Mais parmi ces partis il en est deux surtout qu'il faut réprimer, parce qu'ils sont inconciliables. Ce sont les deux partis extrêmes : le premier composé de ceux qui veulent rétablir l'ancien régime, tel qu'il existait avant la révolution, comme si la révolution n'avait pas existé et n'eût rien détruit ; l'autre composé de ceux qui veulent établir un régime tout nouveau, comme si la révolution avait détruit tout ce qui existait avant elle et n'eût rien laissé debout : l'un voulant recomposer le gouvernement ancien, comme si tous les éléments en existaient encore ; l'autre voulant composer un gouvernement tout nouveau, comme si aucun des éléments anciens n'existait plus : celui-ci voulant construire sur un plan neuf, sans avoir égard à nos vieilles opinions et à nos habitudes anciennes ; celui-là voulant reconstruire sur l'ancien plan, sans avoir égard à nos besoins nouveaux et à nos opinions nouvelles : tous les deux également aveuglés par leurs préjugés ou par leurs passions, et confondant tous les deux la fin de la révolution avec les moyens qu'elle a employés : l'un blâmant la fin, parce que les moyens furent mauvais ; l'autre louant les moyens, parce que la fin fut bonne : celui-ci voulant justifier tous les crimes de la révolution, parce que les résultats en furent heureux; celui-là repousser tous ses bienfaits, parce qu'on ne les obtint qu'avec des moyens honteux : l'un et l'autre également déraisonnables, parce qu'ils ferment les yeux à la lumière et ne veulent pas voir ce qui est.

La révolution a existé ; et tout en détestant ses crimes, il est impossible de méconnaître ses bienfaits.

- Nous avions un gouvernement absolu, et elle nous a donné un gouvernement modéré ;

- elle a affranchi les personnes, les propriétés, l'industrie, le commerce ;

- elle a consacré les formes du gouvernement représentatif et rendu au peuple tous ses droits, ou du moins lui a donné les moyens légaux de les reprendre.

Tant et de si grands bienfaits ne peuvent pas être méconnus, et en les reconnaissant on ne peut pas les repousser.
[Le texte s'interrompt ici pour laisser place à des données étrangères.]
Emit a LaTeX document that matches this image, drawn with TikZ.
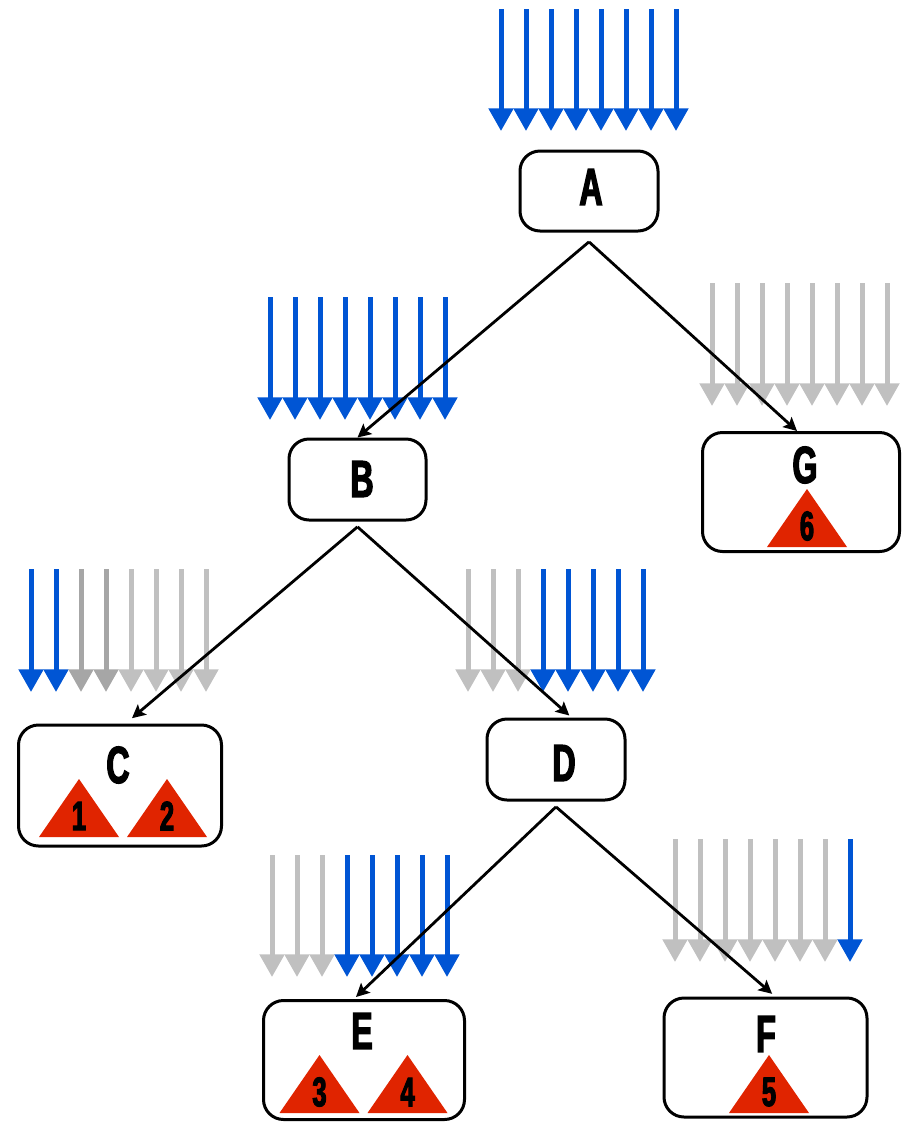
\documentclass[tikz,border=0pt]{standalone}
\usepackage{fontspec}
\newfontfamily\condfont[FakeStretch=0.62, BoldFeatures={FakeBold=2.5}]{Liberation Sans}
\usetikzlibrary{arrows.meta}
\definecolor{flowblue}{RGB}{0,85,212}
\definecolor{flowgray}{RGB}{192,192,192}
\definecolor{flowdark}{RGB}{166,166,166}
\definecolor{leafred}{RGB}{224,36,0}

\tikzset{
  treebox/.style={draw, line width=2.25pt, rounded corners=15pt, fill=white, inner sep=0pt},
  letter/.style={font=\condfont\bfseries\fontsize{39pt}{39pt}\selectfont, inner sep=0pt},
  digit/.style={font=\condfont\bfseries\fontsize{31pt}{31pt}\selectfont, inner sep=0pt},
  flow/.style={line width=3.75pt, -{Triangle[length=17pt,width=18pt]}},
  edge/.style={line width=2.1pt, -{Stealth[length=10pt,width=10pt,inset=2pt]}}
}

% a row of eight falling arrows
\newcommand{\flowrow}[4]{%
  \foreach \c [count=\i from 0] in {#4}
    \draw[flow,\c] ({#1+25*\i},#2) -- ({#1+25*\i},#3);}

% red triangle with its number, base centre at (#2,#3)
\newcommand{\leafnode}[4]{%
  \fill[leafred] ({#2-40},#3) -- (#2,{#3-58}) -- ({#2+40},#3) -- cycle;
  \node[digit] (#1) at (#2,{#3-21}) {#4};}

\begin{document}
\begin{tikzpicture}[x=0.75pt, y=-0.75pt]
\useasboundingbox (0,0) rectangle (903,1122);

% Arrow rows
\flowrow{501}{9}{131}{flowblue,flowblue,flowblue,flowblue,flowblue,flowblue,flowblue,flowblue}
\flowrow{270}{297}{420}{flowblue,flowblue,flowblue,flowblue,flowblue,flowblue,flowblue,flowblue}
\flowrow{712}{283}{406}{flowgray,flowgray,flowgray,flowgray,flowgray,flowgray,flowgray,flowgray}
\flowrow{31}{569}{692}{flowblue,flowblue,flowdark,flowdark,flowgray,flowgray,flowgray,flowgray}
\flowrow{468}{569}{692}{flowgray,flowgray,flowgray,flowblue,flowblue,flowblue,flowblue,flowblue}
\flowrow{272}{855}{977}{flowgray,flowgray,flowgray,flowblue,flowblue,flowblue,flowblue,flowblue}
\flowrow{675}{839}{962}{flowgray,flowgray,flowgray,flowgray,flowgray,flowgray,flowgray,flowblue}

% Boxes
\node[treebox, minimum width=103.5pt, minimum height=60pt] (A) at (589,191) {};
\node[treebox, minimum width=102.75pt, minimum height=60.75pt] (B) at (357.5,479.5) {};
\node[treebox, minimum width=147.75pt, minimum height=89.25pt] (G) at (801,492) {};
\node[treebox, minimum width=152.25pt, minimum height=90.75pt] (C) at (120,785.5) {};
\node[treebox, minimum width=103.5pt, minimum height=60.75pt] (D) at (556,759.5) {};
\node[treebox, minimum width=150.75pt, minimum height=89.25pt] (E) at (364,1060) {};
\node[treebox, minimum width=152.25pt, minimum height=89.25pt] (F) at (765.5,1057.5) {};

% Labels
\node[letter] (Alabel) at (591,187) {A};
\node[letter] (Blabel) at (362,479) {B};
\node[letter] (Glabel) at (805,465) {G};
\node[letter] (Clabel) at (118,765) {C};
\node[letter] (Dlabel) at (564,763) {D};
\node[letter] (Elabel) at (362,1031) {E};
\node[letter] (Flabel) at (766,1034) {F};

% Leaves
\leafnode{leafone}{79}{837}{1}
\leafnode{leaftwo}{167}{837}{2}
\leafnode{leafthree}{319.5}{1113}{3}
\leafnode{leaffour}{407.5}{1113}{4}
\leafnode{leaffive}{769}{1113}{5}
\leafnode{leafsix}{807}{547}{6}

% Tree edges
\draw[edge] ([yshift=-7pt]A.south) -- (B.north);
\draw[edge] ([yshift=-7pt]A.south) -- ([xshift=-3pt]G.north);
\draw[edge] ([yshift=-4pt]B.south) -- ([xshift=9pt,yshift=4pt]C.north);
\draw[edge] ([yshift=-4pt]B.south) -- ([xshift=10pt,yshift=1.5pt]D.north);
\draw[edge] ([yshift=-4pt]D.south) -- ([xshift=-6pt,yshift=1.5pt]E.north);
\draw[edge] ([yshift=-4pt]D.south) -- ([xshift=5pt,yshift=2pt]F.north);
\end{tikzpicture}
\end{document}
Il faut donc conserver de la révolution ce qu'elle a produit de bon, et ne rejeter que les injustices qu'elles a faites, en cherchant à les réparer. Mais pour réparer d'anciennes injustices, il ne faut pas en commettre de nouvelles, et faire une contre-révolution pour réparer les maux d'une révolution déjà faite. Les révolutions n'arrivent dans les états que parce qu'il y a des abus dans les gouvernements. Quand donc les abus ont été détruits par des moyens violents, il faut répudier ces moyens et conserver le bien qui a été fait. Employer pour rétablir les abus d'autres moyens violents, ce serait faire le mal pour le mal même, ce qui est le dernier degré de la perversité humaine. 
 
Il faut donc réprimer et les factieux qui voudraient rendre à la France son ancien gouvernement avec les abus anciens , et ceux qui voudraient lui en composer un nouveau avec des éléments qui n'existent pas encore : les premiers, parce qu'ils sont aveuglés par leurs passions; les autres, parce qu'ils le sont par leurs illusions.


Référence.

Louis-Auguste-Félix de Beaujour (Baron), Tableau des révolutions de la France, depuis la conquête des Francs jusqu'à l'établissement de la Charte, Imprimerie Anthelme Boucher, Paris, 1825, p. 137 sq.